**Aim:** Write out the material exactly, leaving every picture behind.

**Provided data:**
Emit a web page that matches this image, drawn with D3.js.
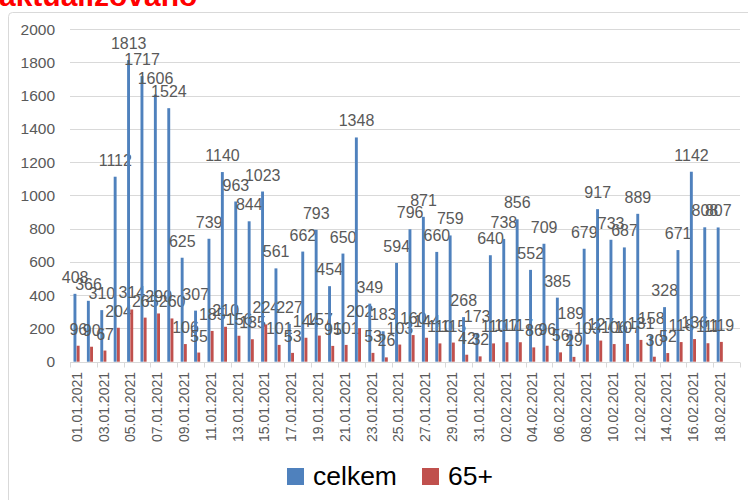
<!DOCTYPE html>
<html lang="cs">
<head>
<meta charset="UTF-8">
<title>celkem / 65+</title>
<script src="https://d3js.org/d3.v7.min.js"></script>
<style>
  body { margin: 0; background: #fff; overflow: hidden; }
  svg { display: block; font-family: "Liberation Sans", Arial, sans-serif; }
  .grid line { stroke: #d9d9d9; stroke-width: 1; }
  .ylab, .xlab, .dlab { fill: #595959; }
</style>
</head>
<body>
<div id="chart"></div>
<script>
// dates 01.01.2021 – 19.02.2021 (last day has no data yet)
const days = [
  "01.01.2021","02.01.2021","03.01.2021","04.01.2021","05.01.2021","06.01.2021","07.01.2021","08.01.2021","09.01.2021","10.01.2021",
  "11.01.2021","12.01.2021","13.01.2021","14.01.2021","15.01.2021","16.01.2021","17.01.2021","18.01.2021","19.01.2021","20.01.2021",
  "21.01.2021","22.01.2021","23.01.2021","24.01.2021","25.01.2021","26.01.2021","27.01.2021","28.01.2021","29.01.2021","30.01.2021",
  "31.01.2021","01.02.2021","02.02.2021","03.02.2021","04.02.2021","05.02.2021","06.02.2021","07.02.2021","08.02.2021","09.02.2021",
  "10.02.2021","11.02.2021","12.02.2021","13.02.2021","14.02.2021","15.02.2021","16.02.2021","17.02.2021","18.02.2021","19.02.2021"
];
const celkem = [
  408,366,310,1112,1813,1717,1606,1524,625,307,
  739,1140,963,844,1023,561,227,662,793,454,
  650,1348,349,183,594,796,871,660,759,268,
  173,640,738,856,552,709,385,189,679,917,
  733,687,889,158,328,671,1142,808,807,null
];
const senior = [
  96,90,67,204,314,265,290,260,106,55,
  185,210,156,135,224,101,53,144,157,95,
  101,202,53,26,103,160,144,110,115,42,
  32,110,117,117,86,96,56,29,103,127,
  106,107,131,30,52,118,136,111,119,null
];
const seriesNames = ["celkem", "65+"];
const seriesColors = ["#4f81bd", "#c0504d"];
const yTicks = [0,200,400,600,800,1000,1200,1400,1600,1800,2000];

const W = 748, H = 500;
const svg = d3.select("#chart").append("svg").attr("width", W).attr("height", H);

// cut-off heading above the chart
svg.append("text")
  .attr("x", -1).attr("y", 6)
  .attr("font-size", 30).attr("font-weight", "bold")
  .attr("fill", "#ff0000")
  .text("aktualizováno");

// chart frame
svg.append("rect")
  .attr("x", 8.5).attr("y", 12.5).attr("width", 800).attr("height", 560)
  .attr("rx", 4)
  .attr("fill", "none").attr("stroke", "#d9d9d9");

const x = d3.scaleBand().domain(days).range([70, 740]);
const y = d3.scaleLinear().domain([0, 2000]).range([361.7, 29]);
const sub = d3.scaleBand().domain(seriesNames).range([-3.2, 3.2]);

// gridlines
svg.append("g").attr("class", "grid")
  .selectAll("line").data(yTicks.slice(1)).join("line")
  .attr("x1", 70).attr("x2", 740)
  .attr("y1", d => Math.round(y(d)) + 0.5).attr("y2", d => Math.round(y(d)) + 0.5);

// y labels
svg.append("g").selectAll("text").data(yTicks).join("text")
  .attr("class", "ylab")
  .attr("x", 55).attr("y", d => y(d))
  .attr("dy", "0.36em")
  .attr("text-anchor", "end")
  .attr("font-size", 15.5)
  .text(d => d);

// bars
const data = days.map((d, i) => ({ day: d, vals: [celkem[i], senior[i]] }));
const groups = svg.append("g").selectAll("g").data(data).join("g")
  .attr("transform", d => `translate(${x(d.day) + x.bandwidth() / 2},0)`);

groups.selectAll("rect")
  .data(d => d.vals.map((v, k) => ({ v, k })).filter(e => e.v != null))
  .join("rect")
  .attr("x", e => sub(seriesNames[e.k]))
  .attr("width", sub.bandwidth() - 0.3)
  .attr("y", e => y(e.v))
  .attr("height", e => y(0) - y(e.v))
  .attr("fill", e => seriesColors[e.k]);

groups.selectAll("text")
  .data(d => d.vals.map((v, k) => ({ v, k })).filter(e => e.v != null))
  .join("text")
  .attr("class", "dlab")
  .attr("x", e => sub(seriesNames[e.k]) + sub.bandwidth() / 2)
  .attr("y", e => y(e.v) - 11)
  .attr("text-anchor", "middle")
  .attr("font-size", 16)
  .text(e => e.v);

// x axis
const axisY = Math.round(y(0)) + 0.5;
svg.append("line")
  .attr("x1", 70).attr("x2", 740).attr("y1", axisY).attr("y2", axisY)
  .attr("stroke", "#d9d9d9");
const tickPos = d3.range(0, days.length + 1, 2).map(i => 70 + i * x.step());
svg.append("g").selectAll("line").data(tickPos).join("line")
  .attr("x1", d => Math.round(d) + 0.5).attr("x2", d => Math.round(d) + 0.5)
  .attr("y1", axisY).attr("y2", axisY + 5)
  .attr("stroke", "#d9d9d9");

svg.append("g").selectAll("text")
  .data(days.filter((d, i) => i % 2 === 0))
  .join("text")
  .attr("class", "xlab")
  .attr("transform", d => `translate(${x(d) + x.bandwidth() / 2},372) rotate(-90)`)
  .attr("dy", "0.36em")
  .attr("text-anchor", "end")
  .attr("font-size", 14)
  .text(d => d);

// legend
const legendItems = [
  { name: seriesNames[0], color: seriesColors[0], x: 287 },
  { name: seriesNames[1], color: seriesColors[1], x: 422 }
];
const lg = svg.append("g").selectAll("g").data(legendItems).join("g")
  .attr("transform", d => `translate(${d.x},468)`);
lg.append("rect").attr("width", 17).attr("height", 17).attr("fill", d => d.color);
lg.append("text")
  .attr("x", 26).attr("y", 17)
  .attr("font-size", 26.5)
  .attr("fill", "#000")
  .text(d => d.name);
</script>
</body>
</html>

**Output below:**
Emit a web page that matches this image, drawn with D3.js.
<!DOCTYPE html>
<html lang="cs">
<head>
<meta charset="UTF-8">
<title>celkem / 65+</title>
<script src="https://d3js.org/d3.v7.min.js"></script>
<style>
  body { margin: 0; background: #fff; overflow: hidden; }
  svg { display: block; font-family: "Liberation Sans", Arial, sans-serif; }
  .grid line { stroke: #d9d9d9; stroke-width: 1; }
  .ylab, .xlab, .dlab { fill: #595959; }
</style>
</head>
<body>
<div id="chart"></div>
<script>
// dates 01.01.2021 – 19.02.2021 (last day has no data yet)
const days = [
  "01.01.2021","02.01.2021","03.01.2021","04.01.2021","05.01.2021","06.01.2021","07.01.2021","08.01.2021","09.01.2021","10.01.2021",
  "11.01.2021","12.01.2021","13.01.2021","14.01.2021","15.01.2021","16.01.2021","17.01.2021","18.01.2021","19.01.2021","20.01.2021",
  "21.01.2021","22.01.2021","23.01.2021","24.01.2021","25.01.2021","26.01.2021","27.01.2021","28.01.2021","29.01.2021","30.01.2021",
  "31.01.2021","01.02.2021","02.02.2021","03.02.2021","04.02.2021","05.02.2021","06.02.2021","07.02.2021","08.02.2021","09.02.2021",
  "10.02.2021","11.02.2021","12.02.2021","13.02.2021","14.02.2021","15.02.2021","16.02.2021","17.02.2021","18.02.2021","19.02.2021"
];
const celkem = [
  408,366,310,1112,1813,1717,1606,1524,625,307,
  739,1140,963,844,1023,561,227,662,793,454,
  650,1348,349,183,594,796,871,660,759,268,
  173,640,738,856,552,709,385,189,679,917,
  733,687,889,158,328,671,1142,808,807,null
];
const senior = [
  96,90,67,204,314,265,290,260,106,55,
  185,210,156,135,224,101,53,144,157,95,
  101,202,53,26,103,160,144,110,115,42,
  32,110,117,117,86,96,56,29,103,127,
  106,107,131,30,52,118,136,111,119,null
];
const seriesNames = ["celkem", "65+"];
const seriesColors = ["#4f81bd", "#c0504d"];
const yTicks = [0,200,400,600,800,1000,1200,1400,1600,1800,2000];

const W = 748, H = 500;
const svg = d3.select("#chart").append("svg").attr("width", W).attr("height", H);

// cut-off heading above the chart
svg.append("text")
  .attr("x", -1).attr("y", 6)
  .attr("font-size", 30).attr("font-weight", "bold")
  .attr("fill", "#ff0000")
  .text("aktualizováno");

// chart frame
svg.append("rect")
  .attr("x", 8.5).attr("y", 12.5).attr("width", 800).attr("height", 560)
  .attr("rx", 4)
  .attr("fill", "none").attr("stroke", "#d9d9d9");

const x = d3.scaleBand().domain(days).range([70, 740]);
const y = d3.scaleLinear().domain([0, 2000]).range([361.7, 29]);
const sub = d3.scaleBand().domain(seriesNames).range([-3.2, 3.2]);

// gridlines
svg.append("g").attr("class", "grid")
  .selectAll("line").data(yTicks.slice(1)).join("line")
  .attr("x1", 70).attr("x2", 740)
  .attr("y1", d => Math.round(y(d)) + 0.5).attr("y2", d => Math.round(y(d)) + 0.5);

// y labels
svg.append("g").selectAll("text").data(yTicks).join("text")
  .attr("class", "ylab")
  .attr("x", 55).attr("y", d => y(d))
  .attr("dy", "0.36em")
  .attr("text-anchor", "end")
  .attr("font-size", 15.5)
  .text(d => d);

// bars
const data = days.map((d, i) => ({ day: d, vals: [celkem[i], senior[i]] }));
const groups = svg.append("g").selectAll("g").data(data).join("g")
  .attr("transform", d => `translate(${x(d.day) + x.bandwidth() / 2},0)`);

groups.selectAll("rect")
  .data(d => d.vals.map((v, k) => ({ v, k })).filter(e => e.v != null))
  .join("rect")
  .attr("x", e => sub(seriesNames[e.k]))
  .attr("width", sub.bandwidth() - 0.3)
  .attr("y", e => y(e.v))
  .attr("height", e => y(0) - y(e.v))
  .attr("fill", e => seriesColors[e.k]);

groups.selectAll("text")
  .data(d => d.vals.map((v, k) => ({ v, k })).filter(e => e.v != null))
  .join("text")
  .attr("class", "dlab")
  .attr("x", e => sub(seriesNames[e.k]) + sub.bandwidth() / 2)
  .attr("y", e => y(e.v) - 11)
  .attr("text-anchor", "middle")
  .attr("font-size", 16)
  .text(e => e.v);

// x axis
const axisY = Math.round(y(0)) + 0.5;
svg.append("line")
  .attr("x1", 70).attr("x2", 740).attr("y1", axisY).attr("y2", axisY)
  .attr("stroke", "#d9d9d9");
const tickPos = d3.range(0, days.length + 1, 2).map(i => 70 + i * x.step());
svg.append("g").selectAll("line").data(tickPos).join("line")
  .attr("x1", d => Math.round(d) + 0.5).attr("x2", d => Math.round(d) + 0.5)
  .attr("y1", axisY).attr("y2", axisY + 5)
  .attr("stroke", "#d9d9d9");

svg.append("g").selectAll("text")
  .data(days.filter((d, i) => i % 2 === 0))
  .join("text")
  .attr("class", "xlab")
  .attr("transform", d => `translate(${x(d) + x.bandwidth() / 2},372) rotate(-90)`)
  .attr("dy", "0.36em")
  .attr("text-anchor", "end")
  .attr("font-size", 14)
  .text(d => d);

// legend
const legendItems = [
  { name: seriesNames[0], color: seriesColors[0], x: 287 },
  { name: seriesNames[1], color: seriesColors[1], x: 422 }
];
const lg = svg.append("g").selectAll("g").data(legendItems).join("g")
  .attr("transform", d => `translate(${d.x},468)`);
lg.append("rect").attr("width", 17).attr("height", 17).attr("fill", d => d.color);
lg.append("text")
  .attr("x", 26).attr("y", 17)
  .attr("font-size", 26.5)
  .attr("fill", "#000")
  .text(d => d.name);
</script>
</body>
</html>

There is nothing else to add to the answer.